Em conformidade, a equipa que tenho a honra de liderar, entende que não faz qualquer sentido continuarmos a gerir a FPV com a lógica quantitativa do passado se, realmente, quisermos alterar a tendência para a insignificância para onde o desporto da vela está a navegar.
 

Então o que fazer?

Temos de começar a construir uma nova cultura político-administrativa que dê um sentido de responsabilidade partilhada ao desenvolvimento do desporto da vela. Um desporto que:
 

1.      Não terá nem muitos nem poucos velejadores, terá aqueles que resultarem dos programas e projetos implementados nos clubes e desenvolvidos pelos mesmos;

2.      Não terá nem muitos nem poucos treinadores, terá melhores e os necessários;

3.      Não terá nem muitos nem poucos dirigentes, terá os que voluntariamente se envolverem;

4.      Não terá nem muitos nem pouco árbitros, terá os melhores e os necessários para garantir competições justas;

5.      Não terá nem muitos nem poucos clubes, terá os que regionalmente garantirem ser possuidores do credo e da vocação necessários que lhes permita contribuírem para o desenvolvimento do desporto da vela;

6.      Não terá nem muitas nem poucas classes de vela, terá aquelas que, através das suas associações, contribuam efetivamente para o desenvolvimento do desporto da vela;

7.      Não terá nem muitas nem poucas competições nacionais e internacionais, terá aquelas que resultarem das dinâmicas locais desencadeadas pelas Associações Regionais de Vela (ARV) e respetivos clubes;

8.      Não terá nem muito nem pouco financiamento público, terá aquele que conseguirmos justificar junto da tutela a partir da qualidade da concepção e do planeamento das ARV e da capacidade executiva dos clubes de vela.

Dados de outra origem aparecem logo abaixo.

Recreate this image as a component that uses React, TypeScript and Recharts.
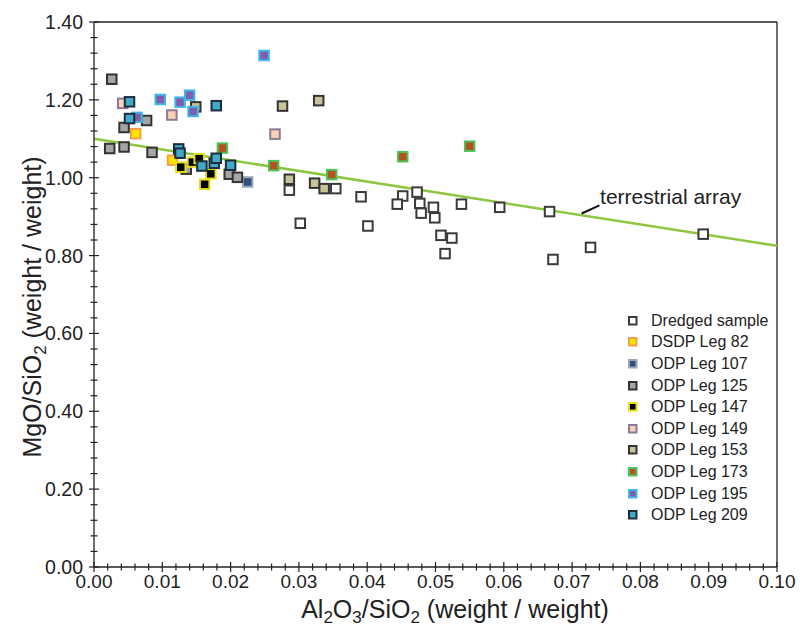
import React from 'react';
import {
  ScatterChart,
  Scatter,
  XAxis,
  YAxis,
  ReferenceLine,
  ReferenceDot,
  Legend,
} from 'recharts';

// ---------- data ----------
const dredgedSample = [
  { x: 0.0286, y: 0.968 }, { x: 0.0302, y: 0.883 }, { x: 0.0354, y: 0.972 },
  { x: 0.0391, y: 0.951 }, { x: 0.0401, y: 0.876 }, { x: 0.0452, y: 0.953 },
  { x: 0.0444, y: 0.932 }, { x: 0.0473, y: 0.963 }, { x: 0.0477, y: 0.934 },
  { x: 0.0479, y: 0.909 }, { x: 0.0497, y: 0.924 }, { x: 0.0499, y: 0.897 },
  { x: 0.0508, y: 0.852 }, { x: 0.0524, y: 0.845 }, { x: 0.0514, y: 0.805 },
  { x: 0.0538, y: 0.932 }, { x: 0.0594, y: 0.924 }, { x: 0.0667, y: 0.913 },
  { x: 0.0672, y: 0.790 }, { x: 0.0727, y: 0.821 }, { x: 0.0892, y: 0.855 },
];
const dsdpLeg82 = [{ x: 0.0061, y: 1.113 }, { x: 0.0115, y: 1.045 }];
const odpLeg107 = [{ x: 0.0225, y: 0.989 }];
const odpLeg125 = [
  { x: 0.0026, y: 1.253 }, { x: 0.0044, y: 1.129 }, { x: 0.0077, y: 1.147 },
  { x: 0.0023, y: 1.075 }, { x: 0.0044, y: 1.079 }, { x: 0.0085, y: 1.065 },
  { x: 0.0135, y: 1.022 }, { x: 0.0198, y: 1.009 }, { x: 0.0210, y: 1.001 },
];
const odpLeg147 = [
  { x: 0.0127, y: 1.027 }, { x: 0.0144, y: 1.040 }, { x: 0.0154, y: 1.049 },
  { x: 0.0171, y: 1.010 }, { x: 0.0162, y: 0.983 },
];
const odpLeg149 = [{ x: 0.0042, y: 1.191 }, { x: 0.0114, y: 1.161 }, { x: 0.0265, y: 1.112 }];
const odpLeg153 = [
  { x: 0.0149, y: 1.182 }, { x: 0.0276, y: 1.184 }, { x: 0.0329, y: 1.198 },
  { x: 0.0286, y: 0.996 }, { x: 0.0323, y: 0.986 }, { x: 0.0337, y: 0.972 },
];
const odpLeg173 = [
  { x: 0.0188, y: 1.076 }, { x: 0.0263, y: 1.031 }, { x: 0.0348, y: 1.008 },
  { x: 0.0452, y: 1.054 }, { x: 0.0550, y: 1.081 },
];
const odpLeg195 = [
  { x: 0.0249, y: 1.314 }, { x: 0.0097, y: 1.201 }, { x: 0.0126, y: 1.194 },
  { x: 0.0140, y: 1.212 }, { x: 0.0145, y: 1.170 }, { x: 0.0063, y: 1.155 },
];
const odpLeg209 = [
  { x: 0.0052, y: 1.195 }, { x: 0.0052, y: 1.152 }, { x: 0.0179, y: 1.185 },
  { x: 0.0124, y: 1.074 }, { x: 0.0126, y: 1.063 }, { x: 0.0158, y: 1.030 },
  { x: 0.0176, y: 1.037 }, { x: 0.0179, y: 1.050 }, { x: 0.0200, y: 1.032 },
];

const terrestrialArray = [{ x: 0, y: 1.10 }, { x: 0.1, y: 0.825 }];
const leader = [{ x: 0.0714, y: 0.908 }, { x: 0.0740, y: 0.929 }];
const annotationLabel = 'terrestrial array';
const annotationAt = { x: 0.0741, y: 0.950 };

const xMajorTicks = [0, 0.01, 0.02, 0.03, 0.04, 0.05, 0.06, 0.07, 0.08, 0.09, 0.1];
const yMajorTicks = [0, 0.2, 0.4, 0.6, 0.8, 1.0, 1.2, 1.4];
const xMinorPerMajor = 5;
const yMinorPerMajor = 5;

const xTicks: number[] = [];
for (let i = 0; i < xMajorTicks.length - 1; i++) {
  for (let j = 0; j < xMinorPerMajor; j++) {
    xTicks.push(xMajorTicks[i] + ((xMajorTicks[i + 1] - xMajorTicks[i]) * j) / xMinorPerMajor);
  }
}
xTicks.push(xMajorTicks[xMajorTicks.length - 1]);
const yTicks: number[] = [];
for (let i = 0; i < yMajorTicks.length - 1; i++) {
  for (let j = 0; j < yMinorPerMajor; j++) {
    yTicks.push(yMajorTicks[i] + ((yMajorTicks[i + 1] - yMajorTicks[i]) * j) / yMinorPerMajor);
  }
}
yTicks.push(yMajorTicks[yMajorTicks.length - 1]);

const series = [
  { name: 'Dredged sample', data: dredgedSample, fill: '#ffffff', stroke: '#3a3a3a' },
  { name: 'DSDP Leg 82', data: dsdpLeg82, fill: '#ffe600', stroke: '#f5a04a' },
  { name: 'ODP Leg 107', data: odpLeg107, fill: '#2f5080', stroke: '#9aa6b8' },
  { name: 'ODP Leg 125', data: odpLeg125, fill: '#a5a5a5', stroke: '#333333' },
  { name: 'ODP Leg 147', data: odpLeg147, fill: '#000000', stroke: '#e4de1c' },
  { name: 'ODP Leg 149', data: odpLeg149, fill: '#fcd2b4', stroke: '#8a7a98' },
  { name: 'ODP Leg 153', data: odpLeg153, fill: '#c9c39a', stroke: '#333333' },
  { name: 'ODP Leg 173', data: odpLeg173, fill: '#b4531f', stroke: '#4cc35a' },
  { name: 'ODP Leg 195', data: odpLeg195, fill: '#7f5fa8', stroke: '#3fb6ee' },
  { name: 'ODP Leg 209', data: odpLeg209, fill: '#41a9c9', stroke: '#1e2d3a' },
];

const FONT = '"Liberation Sans", Arial, Helvetica, sans-serif';
const AXIS = '#222222';

const isMajor = (v: number, majors: number[]) => majors.some((m) => Math.abs(m - v) < 1e-9);

const XTick = (props: any) => {
  const { x, y, payload } = props;
  const major = isMajor(payload.value, xMajorTicks);
  const h = major ? 5 : 3.5;
  return (
    <g>
      <line x1={x} x2={x} y1={y - h} y2={y + h} stroke={AXIS} strokeWidth={1.2} />
      {major && (
        <text x={x} y={y + 21} textAnchor="middle" fontSize={19} fill={AXIS} fontFamily={FONT}>
          {payload.value.toFixed(2)}
        </text>
      )}
    </g>
  );
};

const YTick = (props: any) => {
  const { x, y, payload } = props;
  const major = isMajor(payload.value, yMajorTicks);
  const h = major ? 5 : 3.5;
  return (
    <g>
      <line x1={x - h} x2={x + h} y1={y} y2={y} stroke={AXIS} strokeWidth={1.2} />
      {major && (
        <text x={x - 11} y={y + 7} textAnchor="end" fontSize={19.5} fill={AXIS} fontFamily={FONT}>
          {payload.value.toFixed(2)}
        </text>
      )}
    </g>
  );
};

const makeShape = (fill: string, stroke: string) => (p: any) => {
  const { cx, cy } = p;
  if (cx == null || cy == null) return <g />;
  const s = 9.5;
  return (
    <rect x={cx - s / 2} y={cy - s / 2} width={s} height={s} fill={fill} stroke={stroke} strokeWidth={2} />
  );
};

const renderLegend = () => (
  <div style={{ fontFamily: FONT, fontSize: 16, color: '#222' }}>
    {series.map((s) => (
      <div key={s.name} style={{ height: 21.6, display: 'flex', alignItems: 'center' }}>
        <svg width={24} height={12} style={{ display: 'block' }}>
          <rect x={6} y={2} width={7.5} height={7.5} fill={s.fill} stroke={s.stroke} strokeWidth={2} />
        </svg>
        <span style={{ marginLeft: 4, whiteSpace: 'nowrap' }}>{s.name}</span>
      </div>
    ))}
  </div>
);

const AnnotationLabel = (p: any) => {
  const vb = p.viewBox || {};
  return (
    <text x={vb.x} y={vb.y + 7} fontSize={21} fill={AXIS} fontFamily={FONT}>
      {annotationLabel}
    </text>
  );
};

export default function App() {
  return (
    <div style={{ position: 'absolute', left: 0, top: 0, width: 805, height: 637, background: '#fff', fontFamily: FONT }}>
      <ScatterChart width={805} height={637} margin={{ top: 22, right: 28, bottom: 0, left: 0 }}>
        <XAxis
          type="number"
          dataKey="x"
          domain={[0, 0.1]}
          ticks={xTicks}
          interval={0}
          height={70}
          tickSize={0}
          tickMargin={0}
          tickLine={false}
          axisLine={{ stroke: AXIS, strokeWidth: 1.3 }}
          tick={<XTick />}
          allowDataOverflow
        />
        <YAxis
          type="number"
          dataKey="y"
          domain={[0, 1.4]}
          ticks={yTicks}
          interval={0}
          width={94}
          tickSize={0}
          tickMargin={0}
          tickLine={false}
          axisLine={{ stroke: AXIS, strokeWidth: 1.3 }}
          tick={<YTick />}
          allowDataOverflow
        />
        <ReferenceLine y={1.4} stroke={AXIS} strokeWidth={1.3} />
        <ReferenceLine x={0.1} stroke={AXIS} strokeWidth={1.3} />
        <ReferenceLine segment={terrestrialArray} stroke="#8dc63f" strokeWidth={2.5} />
        <ReferenceLine segment={leader} stroke="#111" strokeWidth={2} />
        <ReferenceDot x={annotationAt.x} y={annotationAt.y} r={0} fill="none" stroke="none" label={<AnnotationLabel />} />
        {series.map((s) => (
          <Scatter
            key={s.name}
            name={s.name}
            data={s.data}
            fill={s.fill}
            shape={makeShape(s.fill, s.stroke)}
            isAnimationActive={false}
          />
        ))}
        <Legend
          layout="vertical"
          align="center"
          verticalAlign="middle"
          content={renderLegend}
          wrapperStyle={{ position: 'absolute', left: 623, top: 310, width: 160, height: 220 }}
        />
        <text x={41} y={307} transform="rotate(-90 41 307)" textAnchor="middle" fontSize={25} fill={AXIS} fontFamily={FONT}>
          MgO/SiO<tspan fontSize={17} dy={5}>2</tspan>
          <tspan dy={-5}> (weight / weight)</tspan>
        </text>
        <text x={455} y={618} textAnchor="middle" fontSize={25} fill={AXIS} fontFamily={FONT}>
          Al<tspan fontSize={17} dy={5}>2</tspan>
          <tspan dy={-5}>O</tspan>
          <tspan fontSize={17} dy={5}>3</tspan>
          <tspan dy={-5}>/SiO</tspan>
          <tspan fontSize={17} dy={5}>2</tspan>
          <tspan dy={-5}> (weight / weight)</tspan>
        </text>
      </ScatterChart>
    </div>
  );
}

Assim sendo, a estratégia operativa passa por sermos capazes de encontrar o ponto de equilíbrio entre: 1º- A realidade económica, social e política do País; 2º- A dinâmica das Políticas Públicas em matéria de desporto; 3º- A nossa capacidade de mobilização.

É necessário apostar:

1.      Na sustentabilidade social, económica, política e desportiva do desporto da vela que passa por uma gestão parcimoniosa dos recursos tangíveis, mas, sobretudo, dos intangíveis que, embora muito esquecidos, são o bem mais precioso da nossa modalidade;

2.      Na eficiência dos processos porque só eles podem garantir a eficácia de resultados desportivos credíveis porque sustentados. Para além das virtualidades dos velejadores e treinadores;

3.      Na delegação de competências, poder e autoridade para que possamos olhar para o desporto da vela a partir da base do sistema onde as práticas desportivas acontecem. É necessário considerar o desenvolvimento do desporto da vela a partir das ARV e dos clubes. É lá que devem estar as competências de concepção e execução que, em termos das políticas públicas delegadas, devem ser potencializadas pela FPV;

4.      Na regionalização porque o desporto da vela só recuperará o prestígio a que tem direito no âmbito do desporto nacional se conseguirmos ultrapassar o centralismo burocrático que delimita o próprio desenvolvimento do país. As novas tecnologias da comunicação permitem à FPV trabalhar em tempo real com as ARV;

5.      Na capacidade de envolver todos os agentes a começar pelas ARV e os Clubes, a fim de, em conjunto, determinarmos uma situação desportiva ideal a fim de, de Ciclo Olímpico em Ciclo Olímpico, melhorarmos o Nível Desportivo do desporto da vela no quadro do Nível Desportivo do país.
 

A nossa proposta passa por desenvolver o desporto da vela não a partir das grandes diretivas estratégicas desencadeadas a partir de Lisboa, mas a partir da capacidade de mobilização dos clubes enquadrados pelas ARV que, numa dinâmica de corresponsabilização com a FPV, a partir dos recursos disponíveis, determinarão, a quatro anos e anualmente, a afetação dos recursos em função de uma coerência sistémica, orgânica dos grandes objetivos partilhados.
 

Em conclusão, a grande transformação cultural que desejamos imprimir no desenvolvimento do desporto da vela é aquela que nos leva a perguntar-vos - o que é que vocês podem fazer pelo desporto da vela?